• _What needs to be done_
Pictures in the data below are not part of the copy; transcribe everything else exactly.

• _Recorded information_
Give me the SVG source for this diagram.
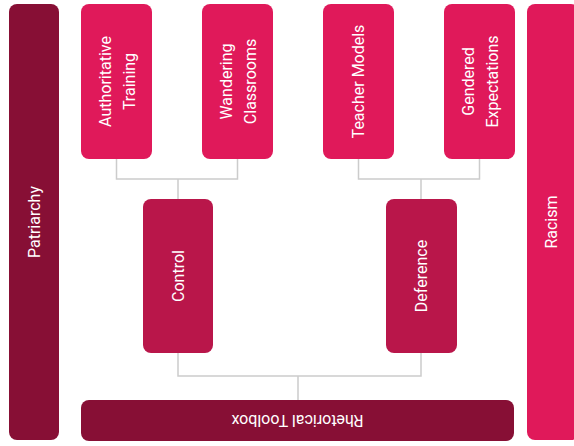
<svg xmlns="http://www.w3.org/2000/svg" width="574" height="446" viewBox="0 0 574 446">
<style>
.t{font-family:Roboto,"Liberation Sans",sans-serif;font-size:16px;fill:#fff;text-anchor:middle;dominant-baseline:central}
.c{fill:none;stroke:#cccccc;stroke-width:1.5}
.top{fill:#e0195a}
.mid{fill:#b9164a}
.dark{fill:#870f35}
</style>
<rect width="574" height="446" fill="#ffffff"/>
<g id="patriarchy"><rect class="dark" x="9" y="4" width="50" height="436" rx="8"/><text class="t" transform="translate(34,222) rotate(-90)">Patriarchy</text></g>
<g id="racism"><rect class="top" x="527" y="4" width="52" height="436" rx="8"/><text class="t" transform="translate(551,222) rotate(-90)">Racism</text></g>
<g id="connectors">
<path class="c" d="M116.5 159V179H237.5V159M178 179V199"/>
<path class="c" d="M358.5 159V179H479.5V159M421 179V199"/>
<path class="c" d="M178 353V376H421V353M298 376V400"/>
</g>
<g id="authoritative"><rect class="top" x="81" y="4" width="71" height="155" rx="8"/><text class="t" transform="translate(116.5,81.5) rotate(-90)"><tspan x="0" y="-12">Authoritative</tspan><tspan x="0" y="12">Training</tspan></text></g>
<g id="wandering"><rect class="top" x="202" y="4" width="71" height="155" rx="8"/><text class="t" transform="translate(237.5,81.5) rotate(-90)"><tspan x="0" y="-12">Wandering</tspan><tspan x="0" y="12">Classrooms</tspan></text></g>
<g id="teacher"><rect class="top" x="323" y="4" width="71" height="155" rx="8"/><text class="t" transform="translate(358.5,81.5) rotate(-90)">Teacher Models</text></g>
<g id="gendered"><rect class="top" x="444" y="4" width="71" height="155" rx="8"/><text class="t" transform="translate(479.5,81.5) rotate(-90)"><tspan x="0" y="-12">Gendered</tspan><tspan x="0" y="12">Expectations</tspan></text></g>
<g id="control"><rect class="mid" x="143" y="199" width="70" height="154" rx="8"/><text class="t" transform="translate(178,276) rotate(-90)">Control</text></g>
<g id="deference"><rect class="mid" x="386" y="199" width="71" height="154" rx="8"/><text class="t" transform="translate(421.5,276) rotate(-90)">Deference</text></g>
<g id="toolbox"><rect class="dark" x="81" y="400" width="433" height="41" rx="8"/><text class="t" transform="translate(297.5,420.5) rotate(180)">Rhetorical Toolbox</text></g>
</svg>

• _Expected answer_
Give me the SVG source for this diagram.
<svg xmlns="http://www.w3.org/2000/svg" width="574" height="446" viewBox="0 0 574 446">
<style>
.t{font-family:Roboto,"Liberation Sans",sans-serif;font-size:16px;fill:#fff;text-anchor:middle;dominant-baseline:central}
.c{fill:none;stroke:#cccccc;stroke-width:1.5}
.top{fill:#e0195a}
.mid{fill:#b9164a}
.dark{fill:#870f35}
</style>
<rect width="574" height="446" fill="#ffffff"/>
<g id="patriarchy"><rect class="dark" x="9" y="4" width="50" height="436" rx="8"/><text class="t" transform="translate(34,222) rotate(-90)">Patriarchy</text></g>
<g id="racism"><rect class="top" x="527" y="4" width="52" height="436" rx="8"/><text class="t" transform="translate(551,222) rotate(-90)">Racism</text></g>
<g id="connectors">
<path class="c" d="M116.5 159V179H237.5V159M178 179V199"/>
<path class="c" d="M358.5 159V179H479.5V159M421 179V199"/>
<path class="c" d="M178 353V376H421V353M298 376V400"/>
</g>
<g id="authoritative"><rect class="top" x="81" y="4" width="71" height="155" rx="8"/><text class="t" transform="translate(116.5,81.5) rotate(-90)"><tspan x="0" y="-12">Authoritative</tspan><tspan x="0" y="12">Training</tspan></text></g>
<g id="wandering"><rect class="top" x="202" y="4" width="71" height="155" rx="8"/><text class="t" transform="translate(237.5,81.5) rotate(-90)"><tspan x="0" y="-12">Wandering</tspan><tspan x="0" y="12">Classrooms</tspan></text></g>
<g id="teacher"><rect class="top" x="323" y="4" width="71" height="155" rx="8"/><text class="t" transform="translate(358.5,81.5) rotate(-90)">Teacher Models</text></g>
<g id="gendered"><rect class="top" x="444" y="4" width="71" height="155" rx="8"/><text class="t" transform="translate(479.5,81.5) rotate(-90)"><tspan x="0" y="-12">Gendered</tspan><tspan x="0" y="12">Expectations</tspan></text></g>
<g id="control"><rect class="mid" x="143" y="199" width="70" height="154" rx="8"/><text class="t" transform="translate(178,276) rotate(-90)">Control</text></g>
<g id="deference"><rect class="mid" x="386" y="199" width="71" height="154" rx="8"/><text class="t" transform="translate(421.5,276) rotate(-90)">Deference</text></g>
<g id="toolbox"><rect class="dark" x="81" y="400" width="433" height="41" rx="8"/><text class="t" transform="translate(297.5,420.5) rotate(180)">Rhetorical Toolbox</text></g>
</svg>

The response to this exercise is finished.